Obama then launched into immigration reform, saying the issue is one he has “consistently worked on.” But Obama avoided specifics, instead pointing to the fact that he is the son of an immigrant father from Kenya who came to the United States to study and ended up marrying Barack’s American mom.

The interview lasted 16 minutes—an eternity in TV terms and an amazing concession from campaign officials, who normally grant such lengthy access only to the likes of Anderson Cooper or Wolf Blitzer. As Barack Obama walked into the station manager’s office to tape another interview, Hillary Clinton walked in the front door.

Just a couple of yards, and one wall, separated the senator from New York from the senator from Illinois. Had they met, the exchange might have been very interesting, since Clinton was clearly furious about the pro-Obama commercial that had aired earlier in the week. “I’m very upset about it,” were the first words out of her mouth as the 10-and-a-half-minute interview began.

Clinton was referring to an ad paid for by the Culinary Workers Union and aired on Spanish-language radio stations in Southern Nevada. It attacked the failed legal effort to stop hotel workers—many of them Latino—from caucusing in “at-large” precincts inside hotels along and near the Las Vegas Strip. “Hillary Clinton does not respect our people,” the announcer intoned in Spanish. The ad went on to describe the lawsuit as “unforgivable” and Clinton as “shameless"—a word she, too, used in her response during the Saturday morning interview.

“I think that they [the commercials] are offensive and shameless, and it’s so untrue,” she told Arevalo, a Las Vegas journalist who is an immigrant from Columbia.

Across town, in largely Latino east Las Vegas, the line of caucus-goers at Halle Hewetson Elementary School snaked across a courtyard and out into the parking lot, a tribute to the powerful organizing skills of State Assemblyman Ruben Kihuen, a Las Vegas Democrat.

This precinct—number 4387—is Kihuen’s home turf. He has lived in this neighborhood since his family emigrated to Las Vegas from Guadalajara when he was 8 years old.

The freshman legislator won his seat in 2006 the old-fashioned way—by knocking on lots of doors and talking with lots of voters. His youth and charisma have given him celebrity status in the Latino community. He used those charms to encourage his constituents not only to caucus, but to support Hillary Clinton, whom he endorsed last November. More than 140 people heeded his call to action, many of them wearing Clinton T-shirts or buttons. As chair of the caucus, Kihuen began by telling people, “We’re making history here today.”

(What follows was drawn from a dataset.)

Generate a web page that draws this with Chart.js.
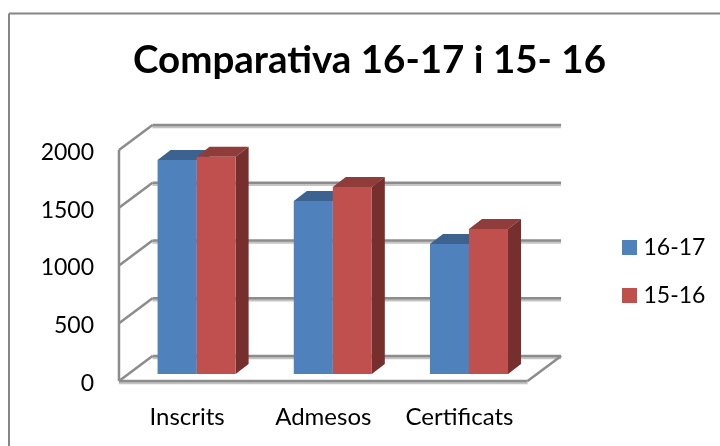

In the first show of hands, Kihuen’s appeal had worked. There were 108 very vocal Clinton supporters and just 30 relatively subdued Obama fans. One couple initially supported Dennis Kucinich, but ended up joining the Obama camp. The lone John Edwards advocate eventually moved over to Clinton’s side of the school’s multi-purpose room. When the hands were all lowered and the mathematical calculations were done, Clinton had earned 12 of the precinct’s 16 delegates.

Just minutes after the caucus ended, Ruben Kihuen got a text message. As campaign workers were taking down their signs and school workers were putting away the benches, Kihuen proudly announced, “CNN just projected that Hillary has won Nevada!”